Oregon scored to stretch the lead out once again, and both teams battled in the final minutes. When Aaron Brooks was called for a foul, the Ducks were hanging onto a 66-61 advantage with just :45 seconds on the clock. UCLA converted both foul shots, and then managed to tie the game at 66-66 on a clutch Darren Collison 3 pointer with just :22 remaining. The crowd at Mac had cheered on a spirited performance by the home team all afternoon, but now the outcome was in question and fans were nervously counting down each tick of the clock.
In a surprisingly cool and collected effort, Aaron Brooks wasted little time as he took the inbounds pass, dribbled right up the court, and hit a bank-in jumper to give the Ducks a 2 point lead and leaving just :13 seconds in regulation. UCLA quickly called a timeout and drew up a scoring play to extend or win the game. Out of the break, forward Josh Shipp got a good look, but misfired on a last second attempt on a would be game winning 3. The Ducks controlled the rebound as the buzzer sounded.
Here is a great video of the final sequence, shot from the stands:
And here is a version of the final stretch from the TV broadcast:
The Oregon Ducks and Mac Court had slayed the #1 team in the country, and saddled UCLA with their first loss of the season. The relieved and overjoyed Duck fans enthusiastically rushed the court in celebration.
Oregon had held off a balanced Bruin attack with Russell Westbrook scoring 10 points, Aaron Afflalo accounted for 14, Darren Collison 11, and Josh Shipp added another 14. Big man Luc Richard Mbah a Moute led all players with 8 rebounds, which helped the Bruins to a 35-22 overall advantage on the boards. The Bruins held a 10-6 edge in steals but lost the turnover battle overall, 17-14. On that day, UCLA also had struggled with efficency en route to shooting just 41.8% on field goals, and an anemic 12-18 (66.7%) on free throws for the game.
It was the first defeat for the Bruins since losing in the National Championship game against Florida the year before.
Said UCLA Senior Aaron Afflalo “I never thought I would feel this again in my career. I truly though this team couldn’t be beat… I wouldn’t say we were invincible, but I didn’t think we could be beat.
“This is probably my worst loss ever.”
Conversely, Oregon was superb in converting on 19-21 free throw attempts for an outstanding team effort of 90.5%. While Brooks led the way in scoring, it was the freshman Tajuan Porter who logged a game high 38 minutes. TP did not have his best game against the NBA ready Bruin guards, going just 2-9 from the field and 2-7 from 3 for 9 points.

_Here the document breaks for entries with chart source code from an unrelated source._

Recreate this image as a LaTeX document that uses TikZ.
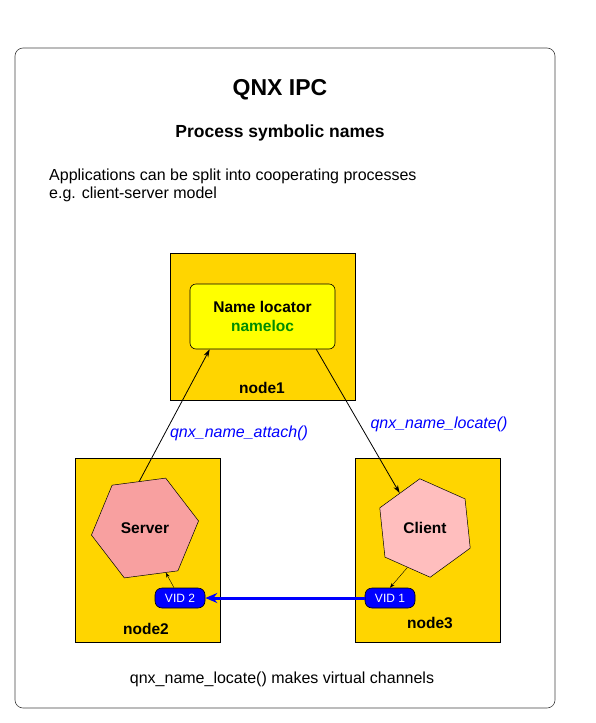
\documentclass[tikz,border=0pt]{standalone}
\usepackage{fontspec}
\setmainfont{Liberation Sans}
\usetikzlibrary{shapes.geometric,arrows.meta,calc}
\definecolor{gold}{RGB}{255,213,0}
\definecolor{locyellow}{RGB}{255,255,0}
\definecolor{locgreen}{RGB}{0,140,0}
\definecolor{srvpink}{RGB}{248,160,160}
\definecolor{clipink}{RGB}{255,190,190}
\definecolor{vidblue}{RGB}{0,0,255}
\tikzset{
  txt/.style={font=\fontsize{16}{19}\selectfont, inner sep=0pt},
  btxt/.style={font=\fontsize{15.5}{19}\selectfont\bfseries, inner sep=0pt},
  calltxt/.style={font=\fontsize{16}{19}\selectfont\itshape, text=vidblue, inner sep=0pt},
  hostbox/.style={draw=black, fill=gold, line width=0.6pt},
  hexa/.style={regular polygon, regular polygon sides=6, draw=black, line width=0.5pt, inner sep=0pt, font=\fontsize{15.5}{18}\selectfont\bfseries},
  vidbox/.style={draw=black, fill=vidblue, text=white, rounded corners=7pt, minimum width=50pt, minimum height=20pt, inner sep=0pt, font=\fontsize{12}{14}\selectfont, line width=0.6pt},
  bigarr/.style={-{Stealth[length=8pt,width=5pt]}, line width=0.8pt},
  smallarr/.style={-{Stealth[length=5pt,width=3.5pt]}, line width=0.4pt},
}
\begin{document}
\begin{tikzpicture}[x=1pt,y=-1pt]
\useasboundingbox (0,0) rectangle (595,723);
\draw[rounded corners=8pt, draw=black!75, line width=0.6pt] (15,48) rectangle (555,708);

\node[font=\fontsize{23}{26}\selectfont\bfseries, inner sep=0pt] (title) at (280,90) {QNX IPC};
\node[font=\fontsize{17.5}{20}\selectfont\bfseries, inner sep=0pt] (sub) at (280,133) {Process symbolic names};
\node[txt, anchor=base west] (l1) at (49,180) {Applications can be split into cooperating processes};
\node[txt, anchor=base west] (l2) at (49,198) {e.g. client-server model};

% hosts
\node[hostbox, minimum width=185pt, minimum height=147pt, inner sep=0pt] (host1) at (262.5,326.5) {};
\node[hostbox, minimum width=145pt, minimum height=184pt, inner sep=0pt] (host2) at (147.5,550) {};
\node[hostbox, minimum width=145pt, minimum height=184pt, inner sep=0pt] (host3) at (427.5,550) {};

\node[draw=black, fill=locyellow, rounded corners=6pt, minimum width=145pt, minimum height=65pt, inner sep=0pt, align=center, font=\fontsize{15.5}{19}\selectfont\bfseries, line width=0.6pt] (nameloc) at (262.5,316.5) {Name locator\\\textcolor{locgreen}{nameloc}};

\node[btxt] (n1) at (262,388) {node1};
\node[btxt] (n2) at (146,629) {node2};
\node[btxt] (n3) at (430,623) {node3};

\node[hexa, fill=srvpink, minimum size=108pt, shape border rotate=7.5] (server) at (145,528) {Server};
\node[hexa, fill=clipink, minimum size=99pt, shape border rotate=36] (client) at (425,528) {Client};

\node[vidbox] (vid2) at (180,598) {VID 2};
\node[vidbox] (vid1) at (390,598) {VID 1};

\draw[bigarr] (server.97.5) -- ($(nameloc.south west)+(20,0)$);
\draw[bigarr] ($(nameloc.south east)+(-19,0)$) -- (client.126);
\draw[smallarr] (client.246) -- (vid1.north);
\draw[smallarr] ($(vid2.north)+(-6,0)$) -- (server.295);
\draw[-{Stealth[length=12pt,width=10pt]}, draw=vidblue, line width=3pt] (vid1.west) -- (vid2.east);

\node[calltxt] (attach) at (239,433) {qnx\_name\_attach()};
\node[calltxt] (locate) at (439,424) {qnx\_name\_locate()};

\node[txt] (foot) at (282,679) {qnx\_name\_locate() makes virtual channels};
\end{tikzpicture}
\end{document}
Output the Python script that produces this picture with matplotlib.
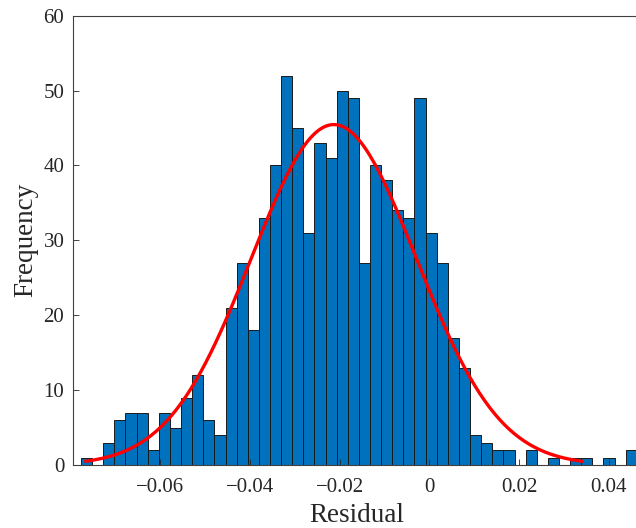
import numpy as np
import matplotlib
matplotlib.use("Agg")
import matplotlib.pyplot as plt

# Histogram counts (50 bins)
counts = [1, 0, 3, 6, 7, 7, 2, 7, 5, 9,
          12, 6, 4, 21, 27, 18, 33, 40, 52, 45,
          31, 43, 41, 50, 49, 27, 40, 38, 34, 33,
          49, 31, 27, 17, 13, 4, 3, 2, 2, 0,
          2, 0, 1, 0, 1, 1, 0, 1, 0, 2]
bin_start = -0.07769
bin_end = 0.04629
# Fitted normal parameters
fit_mu = -0.0213
fit_sigma = 0.01843

xticks = [-0.06, -0.04, -0.02, 0, 0.02, 0.04]
xtick_labels = ["\u22120.06", "\u22120.04", "\u22120.02", "0", "0.02", "0.04"]
yticks = [0, 10, 20, 30, 40, 50, 60]

plt.rcParams['font.family'] = ['Liberation Serif', 'DejaVu Serif']
plt.rcParams['mathtext.fontset'] = 'stix'

W, H = 636, 528
fig = plt.figure(figsize=(W / 100, H / 100), dpi=100)
left_px, right_px, top_px, bot_px = 72.7, 640, 15.7, 465
ax = fig.add_axes([left_px / W, 1 - bot_px / H, (right_px - left_px) / W, (bot_px - top_px) / H])

nb = len(counts)
edges = np.linspace(bin_start, bin_end, nb + 1)
width = edges[1] - edges[0]
ax.bar(edges[:-1], counts, width=width, align='edge', color='#0072BD',
       edgecolor='#1a1a1a', linewidth=0.7, zorder=1)

n_total = sum(counts)
xs = np.linspace(fit_mu - 3 * fit_sigma, fit_mu + 3 * fit_sigma, 200)
ys = n_total * width / (fit_sigma * np.sqrt(2 * np.pi)) * np.exp(-0.5 * ((xs - fit_mu) / fit_sigma) ** 2)
ax.plot(xs, ys, color='#FF0000', linewidth=2.4, zorder=3)

px_per_unit = 4483.0
x0 = -(429.3 - left_px) / px_per_unit
x1 = (right_px - 429.3) / px_per_unit
ax.set_xlim(x0, x1)
ax.set_ylim(0, 60)
ax.set_xticks(xticks)
ax.set_xticklabels(xtick_labels)
ax.set_yticks(yticks)

tc = '#262626'
for s in ax.spines.values():
    s.set_color('#404040')
    s.set_linewidth(0.8)
ax.tick_params(axis='both', direction='in', length=4, width=0.6, colors=tc,
               labelsize=15, labelcolor=tc)
ax.tick_params(axis='x', pad=9)
ax.tick_params(axis='y', pad=6)

ax.set_xlabel('Residual', fontsize=19.5, color=tc, labelpad=5)
ax.set_ylabel('Frequency', fontsize=19.5, color=tc, labelpad=4)

fig.savefig('out.png', dpi=100)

Bryce Taylor added 11 points, and “Champ” Oguchi contributed 5. Maarty Leunen had a big game of his own, pouring in 18 points and ripping down 7 rebounds.
Head coach Ernie Kent praised his team after the game, ” This is a together basketball team, their spirit is unbelievable… This was a moment for me to embrace that building (Mac Court) again. It is such a great building with so much history and tradition and passion. I’ve been there as a player, and as coach, but this is the first time this group has experienced that.”
“It just shows we can play with anybody” explained Aaron Brooks.
Here are some more game highlights from the stands:
The game marked an early high point in a great season that saw the Ducks win the Pac-10 tournament and reach their 2nd Elite Eight game under coach Ernie Kent. The 2007 upset of #1 UCLA will be remembered as one of the most exciting wins of the 2000’s in Mac Court history.